世界各地で実践されてきたSEAを紹介する「リビング・アズ・フォーム」展の巡回展(ノマディック・パージョン)をコーディネートしたIndependent Curators International (ICI)は、29人のアーティストが参加した「紙の彫刻展 The Paper Sculpture Show」の作品をDIYマニュアルにしてウェブ公開している。
「世界中の多くの人々がソーシャル・ディスタンスを取り、家にとどまるように要請されている中、ICIは紙の彫刻展のデザインをダウンロードして印刷できるマニュアルとしてシェアし、パソコン画面から離れた、室内空間でのアート体験を提供します」
カラフルでポップなものから抽象的な造形まで、多様な作品の展開図が収録されているので、気に入ったものを見つけて厚紙にプリントし、挑戦してみては。
また、やはりパソコン画面から離れられない人は、Google Arts & Cultureの「Collections」で世界中の2,500館のミュージアムをバーチャル・ツアーしてはどうだろう。

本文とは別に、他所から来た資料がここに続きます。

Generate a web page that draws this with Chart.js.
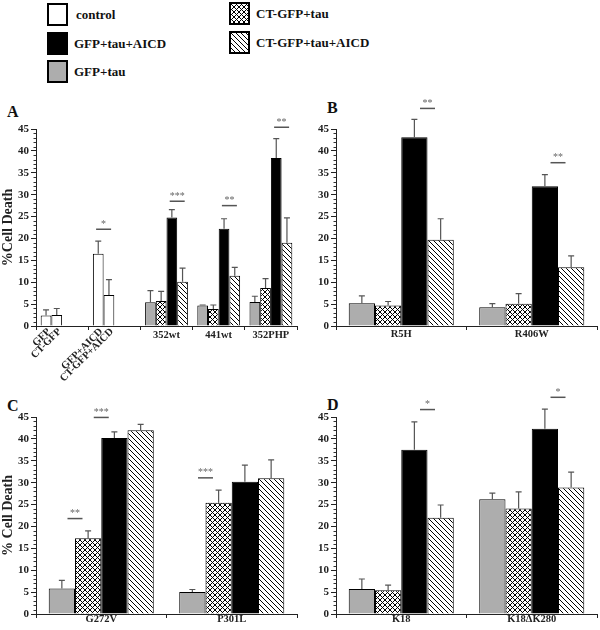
<!DOCTYPE html>
<html>
<head>
<meta charset="utf-8">
<script src="https://cdn.jsdelivr.net/npm/chart.js@4.4.0/dist/chart.umd.min.js"></script>
<style>
  body { margin: 0; background: #fff; }
  #wrap { position: relative; width: 600px; height: 630px; font-family: "Liberation Serif", "Times New Roman", serif; color: #111; }
  .sw { position: absolute; }
  .lg { position: absolute; font-weight: bold; font-size: 13px; line-height: 23px; white-space: nowrap; }
  .letter { position: absolute; font-weight: bold; font-size: 16px; line-height: 1; }
  canvas.panel { position: absolute; }
</style>
</head>
<body>
<div id="wrap">
  <canvas class="sw" id="swControl" width="21" height="23" style="left:47px;top:3px"></canvas>
  <div class="lg" style="left:76px;top:3px">control</div>
  <canvas class="sw" id="swBlack" width="21" height="23" style="left:47px;top:32px"></canvas>
  <div class="lg" style="left:74px;top:32px">GFP+tau+AICD</div>
  <canvas class="sw" id="swGray" width="21" height="23" style="left:47px;top:60px"></canvas>
  <div class="lg" style="left:74px;top:60px">GFP+tau</div>
  <canvas class="sw" id="swCross" width="21" height="23" style="left:229px;top:2px"></canvas>
  <div class="lg" style="left:256px;top:2px">CT-GFP+tau</div>
  <canvas class="sw" id="swHatch" width="21" height="23" style="left:229px;top:31px"></canvas>
  <div class="lg" style="left:256px;top:31px">CT-GFP+tau+AICD</div>

  <div class="letter" style="left:7px;top:104px">A</div>
  <div class="letter" style="left:327px;top:100px">B</div>
  <div class="letter" style="left:7px;top:398px">C</div>
  <div class="letter" style="left:327px;top:397px">D</div>

  <canvas class="panel" id="chartA" width="300" height="290" style="left:0;top:92px"></canvas>
  <canvas class="panel" id="chartB" width="300" height="258" style="left:300px;top:92px"></canvas>
  <canvas class="panel" id="chartC" width="300" height="250" style="left:0;top:380px"></canvas>
  <canvas class="panel" id="chartD" width="300" height="250" style="left:300px;top:380px"></canvas>
</div>
<script>
// ===== DATA =====
// bar order in every group: GFP+tau, CT-GFP+tau, GFP+tau+AICD, CT-GFP+tau+AICD
// panel A: first two groups hold the control bars (GFP / CT-GFP, GFP+AICD / CT-GFP+AICD)
const aLabels = ["GFP / CT-GFP", "GFP+AICD / CT-GFP+AICD", "352wt", "441wt", "352PHP"];
const aBarLabels = [["GFP", "CT-GFP"], ["GFP+AICD", "CT-GFP+AICD"]];
const aGfpTau = [2.4, 16.5, 5.4, 4.7, 5.5];
const aCtGfpTau = [2.5, 7.1, 5.7, 3.9, 8.7];
const aGfpTauAicd = [null, null, 24.8, 22.2, 38.4];
const aCtGfpTauAicd = [null, null, 10.1, 11.5, 19.0];
const aGfpTauErr = [1.3, 2.9, 2.7, 0.1, 1.3];
const aCtGfpTauErr = [1.5, 3.5, 2.2, 0.9, 2.1];
const aGfpTauAicdErr = [null, null, 1.8, 2.3, 4.4];
const aCtGfpTauAicdErr = [null, null, 3.1, 1.9, 5.7];
// [group, left bar of the pair, y value of line, stars]
const aSig = [[1, 0, 22.1, "*"], [2, 2, 28.5, "***"], [3, 2, 27.5, "**"], [4, 2, 45.4, "**"]];

const bLabels = ["R5H", "R406W"];
const bGfpTau = [5.2, 4.3];
const bCtGfpTau = [4.7, 5.1];
const bGfpTauAicd = [43.1, 31.9];
const bCtGfpTauAicd = [19.7, 13.4];
const bGfpTauErr = [1.7, 0.8];
const bCtGfpTauErr = [0.9, 2.3];
const bGfpTauAicdErr = [4.1, 2.7];
const bCtGfpTauAicdErr = [4.8, 2.6];
const bSig = [[0, 2, 49.7, "**"], [1, 2, 37.3, "**"]];

const cLabels = ["G272V", "P301L"];
const cGfpTau = [5.8, 5.0];
const cCtGfpTau = [17.3, 25.4];
const cGfpTauAicd = [40.2, 30.2];
const cCtGfpTauAicd = [42.0, 31.0];
const cGfpTauErr = [1.9, 0.6];
const cCtGfpTauErr = [1.7, 2.9];
const cGfpTauAicdErr = [1.4, 3.8];
const cCtGfpTauAicdErr = [1.3, 4.2];
const cSig = [[0, 0, 21.8, "**"], [0, 1, 44.9, "***"], [1, 0, 31.1, "***"]];

const dLabels = ["K18", "K18\u0394K280"];
const dGfpTau = [5.7, 26.2];
const dCtGfpTau = [5.4, 24.1];
const dGfpTauAicd = [37.5, 42.3];
const dCtGfpTauAicd = [22.0, 28.9];
const dGfpTauErr = [2.3, 1.4];
const dCtGfpTauErr = [1.2, 3.8];
const dGfpTauAicdErr = [6.4, 4.5];
const dCtGfpTauAicdErr = [2.9, 3.5];
const dSig = [[0, 2, 46.7, "*"], [1, 2, 49.5, "*"]];

const seriesNames = ["GFP+tau", "CT-GFP+tau", "GFP+tau+AICD", "CT-GFP+tau+AICD"];

// ===== FILLS =====
const GRAY = "#adadad";
function makePattern(kind) {
  let c = document.createElement("canvas");
  c.width = c.height = 10;
  let g = c.getContext("2d");
  g.fillStyle = "#fff";
  g.fillRect(0, 0, 10, 10);
  g.strokeStyle = "#000";
  g.lineWidth = 1;
  g.beginPath();
  for (let o = -10; o <= 10; o += 5) {
    g.moveTo(o, 0); g.lineTo(o + 10, 10);
    if (kind === "cross") { g.moveTo(o, 10); g.lineTo(o + 10, 0); }
  }
  g.stroke();
  return g.createPattern(c, "repeat");
}
const CROSS = makePattern("cross");
const HATCH = makePattern("hatch");
const fills = [GRAY, CROSS, "#000", HATCH];

// ===== LEGEND SWATCHES =====
function swatch(id, fill) {
  let g = document.getElementById(id).getContext("2d");
  g.fillStyle = fill;
  g.fillRect(0, 0, 21, 23);
  g.strokeStyle = "#000";
  g.lineWidth = 2;
  g.strokeRect(1, 1, 19, 21);
}
swatch("swControl", "#fff");
swatch("swBlack", "#000");
swatch("swGray", GRAY);
swatch("swCross", CROSS);
swatch("swHatch", HATCH);

// ===== PLUGINS =====
const errorBars = {
  id: "errorBars",
  afterDatasetsDraw(chart) {
    let ctx = chart.ctx, y = chart.scales.y;
    ctx.save();
    ctx.strokeStyle = "#555";
    ctx.lineWidth = 1.2;
    chart.data.datasets.forEach((ds, i) => {
      chart.getDatasetMeta(i).data.forEach((bar, j) => {
        let v = ds.data[j], e = ds.errors[j];
        if (v == null || e == null) return;
        let top = y.getPixelForValue(v + e);
        ctx.beginPath();
        ctx.moveTo(bar.x, bar.y);
        ctx.lineTo(bar.x, top);
        ctx.moveTo(bar.x - 3, top);
        ctx.lineTo(bar.x + 3, top);
        ctx.stroke();
      });
    });
    ctx.restore();
  }
};

const minorTicks = {
  id: "minorTicks",
  afterDraw(chart) {
    let ctx = chart.ctx, y = chart.scales.y, left = chart.chartArea.left;
    ctx.save();
    ctx.strokeStyle = "#333";
    ctx.lineWidth = 1;
    for (let v = 0; v <= 45; v++) {
      if (v % 5 === 0) continue;
      let py = Math.round(y.getPixelForValue(v)) + 0.5;
      ctx.beginPath();
      ctx.moveTo(left - 2.5, py);
      ctx.lineTo(left, py);
      ctx.stroke();
    }
    ctx.restore();
  }
};

function sigPlugin(sig) {
  return {
    id: "sigMarks",
    afterDraw(chart) {
      let ctx = chart.ctx, y = chart.scales.y;
      ctx.save();
      ctx.strokeStyle = "#555";
      ctx.fillStyle = "#666";
      ctx.lineWidth = 1.5;
      ctx.font = "10px 'Liberation Serif'";
      ctx.textAlign = "center";
      ctx.textBaseline = "middle";
      sig.forEach(([grp, k, val, stars]) => {
        let b1 = chart.getDatasetMeta(k).data[grp];
        let b2 = chart.getDatasetMeta(k + 1).data[grp];
        let cx = (b1.x + b2.x) / 2;
        let py = y.getPixelForValue(val);
        ctx.beginPath();
        ctx.moveTo(cx - 7.5, py);
        ctx.lineTo(cx + 7.5, py);
        ctx.stroke();
        ctx.fillText(stars, cx, py - 5);
      });
      ctx.restore();
    }
  };
}

// slanted per-bar labels under the two control groups of panel A
const rotatedLabels = {
  id: "rotatedLabels",
  afterDraw(chart) {
    let ctx = chart.ctx, bottom = chart.chartArea.bottom;
    ctx.save();
    ctx.font = "bold 10.5px 'Liberation Serif'";
    ctx.fillStyle = "#222";
    ctx.textAlign = "right";
    ctx.textBaseline = "middle";
    aBarLabels.forEach((pair, c) => {
      pair.forEach((txt, k) => {
        let bar = chart.getDatasetMeta(k).data[c];
        ctx.save();
        ctx.translate(bar.x + 3, bottom + 4);
        ctx.rotate(-Math.PI / 4);
        ctx.fillText(txt, 0, 0);
        ctx.restore();
      });
    });
    ctx.restore();
  }
};

// ===== BUILD =====
Chart.defaults.font.family = "'Liberation Serif', 'Times New Roman', serif";
Chart.defaults.color = "#222";

function makePanel(id, labels, values, errors, colors, sig, opt) {
  let datasets = values.map((v, i) => ({
    label: seriesNames[i],
    data: v,
    errors: errors[i],
    backgroundColor: colors[i],
    borderColor: "#000",
    borderWidth: 1,
    categoryPercentage: opt.catPct,
    barPercentage: 1
  }));
  let plugins = [errorBars, minorTicks, sigPlugin(sig)];
  if (opt.rotated) plugins.push(rotatedLabels);

  new Chart(document.getElementById(id), {
    type: "bar",
    data: { labels: labels, datasets: datasets },
    options: {
      responsive: false,
      animation: false,
      layout: { padding: { top: 37, right: 3, bottom: 0, left: 0 } },
      plugins: { legend: { display: false }, tooltip: { enabled: false } },
      scales: {
        x: {
          offset: true,
          grid: { drawOnChartArea: false, tickLength: 4, tickColor: "#222", offset: true },
          border: { color: "#222" },
          ticks: {
            autoSkip: false, maxRotation: 0, padding: opt.xPad,
            font: { size: 10.5, weight: "bold" },
            callback: (v, i) => opt.rotated && i < 2 ? "" : labels[i]
          },
          afterFit: s => { s.height = opt.xHeight; }
        },
        y: {
          min: 0, max: 45,
          ticks: {
            stepSize: 1, autoSkip: false, padding: 2,
            font: { size: 11, weight: "bold" },
            callback: v => v % 5 === 0 ? v : ""
          },
          grid: {
            drawOnChartArea: false, tickLength: 5,
            tickColor: ctx => (ctx.tick && ctx.tick.value % 5 === 0) ? "#222" : "rgba(0,0,0,0)"
          },
          border: { color: "#222" },
          title: opt.title
            ? { display: true, text: opt.title, font: { size: 14, weight: "bold" }, padding: 0 }
            : { display: false },
          afterFit: s => { s.width = 36; }
        }
      }
    },
    plugins: plugins
  });
}

// panel A colours: control bars are white in the first two groups
const aFills = [
  ["#fff", "#fff", GRAY, GRAY, GRAY],
  ["#fff", "#fff", CROSS, CROSS, CROSS],
  "#000",
  HATCH
];

makePanel("chartA", aLabels,
  [aGfpTau, aCtGfpTau, aGfpTauAicd, aCtGfpTauAicd],
  [aGfpTauErr, aCtGfpTauErr, aGfpTauAicdErr, aCtGfpTauAicdErr],
  aFills, aSig,
  { catPct: 0.82, xHeight: 56, xPad: -1, title: "%Cell Death", rotated: true });

makePanel("chartB", bLabels,
  [bGfpTau, bCtGfpTau, bGfpTauAicd, bCtGfpTauAicd],
  [bGfpTauErr, bCtGfpTauErr, bGfpTauAicdErr, bCtGfpTauAicdErr],
  fills, bSig,
  { catPct: 0.805, xHeight: 24, xPad: -2 });

makePanel("chartC", cLabels,
  [cGfpTau, cCtGfpTau, cGfpTauAicd, cCtGfpTauAicd],
  [cGfpTauErr, cCtGfpTauErr, cGfpTauAicdErr, cCtGfpTauAicdErr],
  fills, cSig,
  { catPct: 0.805, xHeight: 16, xPad: -5, title: "% Cell Death" });

makePanel("chartD", dLabels,
  [dGfpTau, dCtGfpTau, dGfpTauAicd, dCtGfpTauAicd],
  [dGfpTauErr, dCtGfpTauErr, dGfpTauAicdErr, dCtGfpTauAicdErr],
  fills, dSig,
  { catPct: 0.805, xHeight: 16, xPad: -5 });
</script>
</body>
</html>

https://artsandculture.google.com/partner?hl=en
2020.4.23(秋葉美知子)
SEAの現在地を描き出す米国のレポート
ソーシャリー・エンゲイジド・アート(SEA)に関する歴史、理論研究や事例報告などが増える中、米国のコンサルティング会社ヘリコン・コラボレイティブが、SEAの現在地が非常によくわかるレポート「Mapping the Landscape of Socially Engaged Artistic Practice」をウェブサイトで公開している。主にアーティストやプログラム・ディレクター、資金提供者など実践に関わる人々へのヒアリングをもとにまとめられていて、なるほどと思わせるコメントや考察が数多く記述されている。
本レポートは、「ソーシャリー・エンゲイジド・アートの実用的な定義は、特定のコミュニティまたは世界全体の状況を改善することを目的とした芸術的または創造的な実践」とし、これに「スタジオ・アート」を対峙させている。「スタジオ・アート」は、「アーティストが主に作品の形式的または美的クオリティの開発に焦点を当て、オーディエンスに発表する芸術作品の制作を目的とする実践」と定義している。現在のアートスクールの教育や作品クオリティの評価、芸術支援の制度はスタジオ・アートの伝統に基づいており、このアプローチは多様な発展の系譜を持つSEAには適しておらず、独自の知識・理解の枠組みが必要だという。
もちろん、SEAを前述のようにかなり幅広く定義すると、多様なバリエーションが含まれる。このレポートが面白いのは、それらをタイプ分けするのに役立つ9つの指標(美学、アーティストの役割、アーティストの出身地/拠点、workの定義、影響の方向性、workの創始、場所、課題、継続期間)を提示していることだ(右図)。個別のプロジェクトについて、これらの指標ごとにプロットして折れ線を描いていけば、プロジェクトのタイプを総合的に理解でき、支援や評価にも役立ちそうだ。